The ash we had to take down and the big old yew tree with nails in the trunk. The ivied ash trunk in the old cot I used to argue with. The sycamore I planted, and the other sycamore by the deep pond with branches all the way up, like rungs on a ladder. The stand of alders so bone-thin you could cut them with a single blow. The oak I could have been able to climb but didn't, the willow I should have been able to climb but couldn't. The holly gate on the old green road to the next village. The way they looked, they smelled, where they were in the village. What they meant.
Then I tried to remember the children of the village. The ones the same age as me. With one exception, their faces were blurred in my memory (I suppose because I only saw them growing) and I couldn't remember their voices at all. There were four, as I recall. Philip, whose people stayed on the farm no-one could make work for a couple of years, and Tracey from across the road, neither of whom could read. Antonia, who was in the council house (there were a few, but only one ever changed tenants) during a family crisis of some sort before escaping to Bridport, and Hayley, whose family was messed up in some way that wasn't altogether clear, although it involved goats. I think Vanessa Valdes-Scott might have been the same age as me, but it was fairly irrelevant. My only contact with them was looking after the pheasants on their shoot while they went skiing. In fact, she might not even have been called Vanessa. It all sounds a bit unlikely, really.

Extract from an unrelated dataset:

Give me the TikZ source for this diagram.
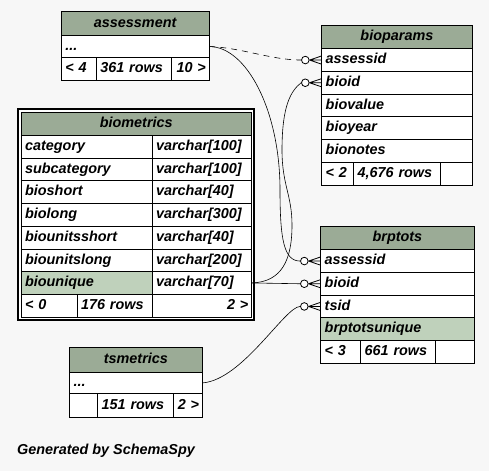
\documentclass[tikz,border=0pt]{standalone}
\usepackage{fontspec}
\setmainfont{Liberation Sans}
\usetikzlibrary{calc}
\definecolor{hdrgreen}{RGB}{155,171,150}
\definecolor{keygreen}{RGB}{191,209,187}
\definecolor{bggray}{RGB}{247,247,247}
\tikzset{
	tbl/.style={draw, line width=0.8pt, anchor=north west, inner xsep=4pt, inner ysep=0pt,
		text height=10.5pt, text depth=3pt,
		minimum height=22.7pt, fill=white, font=\fontsize{14.4}{16}\selectfont\bfseries\itshape},
	hdr/.style={tbl, fill=hdrgreen, minimum width=#1pt},
	fld/.style={tbl, text width=#1pt-8pt, align=left},
	keyfld/.style={fld=#1, fill=keygreen},
	cnt/.style={tbl, inner xsep=3pt, text width=#1pt-6pt, align=right},
	ring/.style={circle, draw, fill=white, inner sep=0pt, minimum size=7.6pt, line width=0.8pt},
	rel/.style={line width=0.6pt}
}
\newcommand{\crowfoot}[2]{%
	\draw[rel, line width=0.8pt] (#1.east) -- (#2.west)
		(#1.east) -- ($(#2.west)+(0,-4)$)
		(#1.east) -- ($(#2.west)+(0,4)$);}

\begin{document}
\begin{tikzpicture}[x=1pt, y=-1pt]
	\useasboundingbox[fill=bggray] (0,0) rectangle (489,471);

	% assessment
	\node[hdr=147.5, minimum height=23.7pt] (as-head) at (61,11.3) {assessment};
	\node[fld=147.5, minimum height=22.3pt] (as-row)  at (61,35)   {...};
	\node[fld=35]   (as-in)   at (61,57.3)  {<~4};
	\node[fld=75]   (as-rows) at (96,57.3)  {361~rows};
	\node[cnt=37.5] (as-out)  at (171,57.3) {10~>};

	% bioparams
	\node[hdr=150.4, minimum height=23.6pt] (bp-head) at (321.3,24.7) {bioparams};
	\node[fld=150.4] (bp-assessid) at (321.3,48.3)  {assessid};
	\node[fld=150.4] (bp-bioid)    at (321.3,71)    {bioid};
	\node[fld=150.4] (bp-biovalue) at (321.3,93.7)  {biovalue};
	\node[fld=150.4] (bp-bioyear)  at (321.3,116.4) {bioyear};
	\node[fld=150.4] (bp-bionotes) at (321.3,139.1) {bionotes};
	\node[fld=32]    (bp-in)   at (321.3,161.8) {<~2};
	\node[fld=87]    (bp-rows) at (353.3,161.8) {4,676~rows};
	\node[fld=31.4]  (bp-out)  at (440.3,161.8) {};

	% biometrics
	\draw[line width=2pt, fill=white] (17.7,109.3) rectangle (254,319.6);
	\node[hdr=230.3, minimum height=23.3pt] (bm-head) at (20.7,111.7) {biometrics};
	\node[fld=131]   (bm-category)        at (20.7,135)    {category};
	\node[fld=99.3]  (bm-category-t)      at (151.7,135)   {varchar[100]};
	\node[fld=131]   (bm-subcategory)     at (20.7,157.7)  {subcategory};
	\node[fld=99.3]  (bm-subcategory-t)   at (151.7,157.7) {varchar[100]};
	\node[fld=131]   (bm-bioshort)        at (20.7,180.4)  {bioshort};
	\node[fld=99.3]  (bm-bioshort-t)      at (151.7,180.4) {varchar[40]};
	\node[fld=131]   (bm-biolong)         at (20.7,203.1)  {biolong};
	\node[fld=99.3]  (bm-biolong-t)       at (151.7,203.1) {varchar[300]};
	\node[fld=131]   (bm-biounitsshort)   at (20.7,225.8)  {biounitsshort};
	\node[fld=99.3]  (bm-biounitsshort-t) at (151.7,225.8) {varchar[40]};
	\node[fld=131]   (bm-biounitslong)    at (20.7,248.5)  {biounitslong};
	\node[fld=99.3]  (bm-biounitslong-t)  at (151.7,248.5) {varchar[200]};
	\node[keyfld=131](bm-biounique)       at (20.7,271.2)  {biounique};
	\node[fld=99.3]  (bm-biounique-t)     at (151.7,271.2) {varchar[70]};
	\node[fld=56]    (bm-in)   at (20.7,293.9)  {<~0};
	\node[fld=75]    (bm-rows) at (76.7,293.9)  {176~rows};
	\node[cnt=99.3]  (bm-out)  at (151.7,293.9) {2~>};

	% brptots
	\node[hdr=153.4, minimum height=23.6pt] (bt-head) at (320.3,225.7) {brptots};
	\node[fld=153.4]    (bt-assessid) at (320.3,249.3) {assessid};
	\node[fld=153.4]    (bt-bioid)    at (320.3,272)   {bioid};
	\node[fld=153.4]    (bt-tsid)     at (320.3,294.7) {tsid};
	\node[keyfld=153.4] (bt-unique)   at (320.3,317.4) {brptotsunique};
	\node[fld=40]       (bt-in)   at (320.3,340.1) {<~3};
	\node[fld=75]       (bt-rows) at (360.3,340.1) {661~rows};
	\node[fld=38.4]     (bt-out)  at (435.3,340.1) {};

	% tsmetrics
	\node[hdr=132.4, minimum height=24.4pt] (ts-head) at (69.3,347.3) {tsmetrics};
	\node[fld=132.4, minimum height=21.6pt] (ts-row)  at (69.3,371.7) {...};
	\node[fld=28, minimum height=23.4pt]   (ts-in)   at (69.3,393.3)  {};
	\node[fld=75.4, minimum height=23.4pt] (ts-rows) at (97.3,393.3)  {151~rows};
	\node[cnt=29, minimum height=23.4pt]   (ts-out)  at (172.7,393.3) {2~>};

	% rings in front of the foreign keys
	\node[ring] (bp-assessid-r) at ($(bp-assessid.west)+(-16,0)$) {};
	\node[ring] (bp-bioid-r)    at ($(bp-bioid.west)+(-16,0)$) {};
	\node[ring] (bt-assessid-r) at ($(bt-assessid.west)+(-16,0)$) {};
	\node[ring] (bt-bioid-r)    at ($(bt-bioid.west)+(-16,0)$) {};
	\node[ring] (bt-tsid-r)     at ($(bt-tsid.west)+(-16,0)$) {};
	\crowfoot{bp-assessid-r}{bp-assessid}
	\crowfoot{bp-bioid-r}{bp-bioid}
	\crowfoot{bt-assessid-r}{bt-assessid}
	\crowfoot{bt-bioid-r}{bt-bioid}
	\crowfoot{bt-tsid-r}{bt-tsid}

	% relations
	\draw[rel, dash pattern=on 6pt off 5pt] (as-row.east) .. controls +(32,1) and +(-30,0) .. (bp-assessid-r.west);
	\draw[rel] (as-row.east) .. controls +(37,0) and (280,110) .. (280,190)
		.. controls (280,240) and +(-16,0) .. (bt-assessid-r.west);
	\draw[rel] (bm-biounique-t.east) .. controls +(30,-1) and (292,260) .. (292,225)
		.. controls (292,195) and (282,185) .. (282,150)
		.. controls (282,105) and +(-10,8) .. (bp-bioid-r.west);
	\draw[rel] (bm-biounique-t.east) -- (bt-bioid-r.west);
	\draw[rel] (ts-row.east) .. controls +(40,-3) and +(-15,0) .. (bt-tsid-r.west);

	\node[anchor=west, inner sep=0pt, font=\fontsize{14.4}{16}\selectfont\bfseries\itshape] (credit) at (17,451) {Generated by SchemaSpy};
\end{tikzpicture}
\end{document}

Stretch out the age group a bit and you get a few more. Charlies and Sharons, Dimants (who were poor) and Littles (who were giants). I'm making it up. Except that I'm not. The smell of chicory in the Hardys' place, wooden, tiny, scarce more than a shack; and across the road, that huge house with its huge garden and its Sunday school for a group of children which would never include me. Why can't I remember being happy, as a child? I must have been happy, all children are from time to time, but when I try and remember all I get is a scattering of images; a decorated stone in another person's garden; frosted trees beyond a field of snow, freshly frozen over; my little sister's shadow making a black door on a golden cliff-face; pretty things, but each one with a heavy underlay of emotion, envy, intrusion, anxiety, guilt, escape.
Better to think about the trees, and the green hill towards Halstock. I thought that it looked like a sleeping woman, but nobody could see it except for me.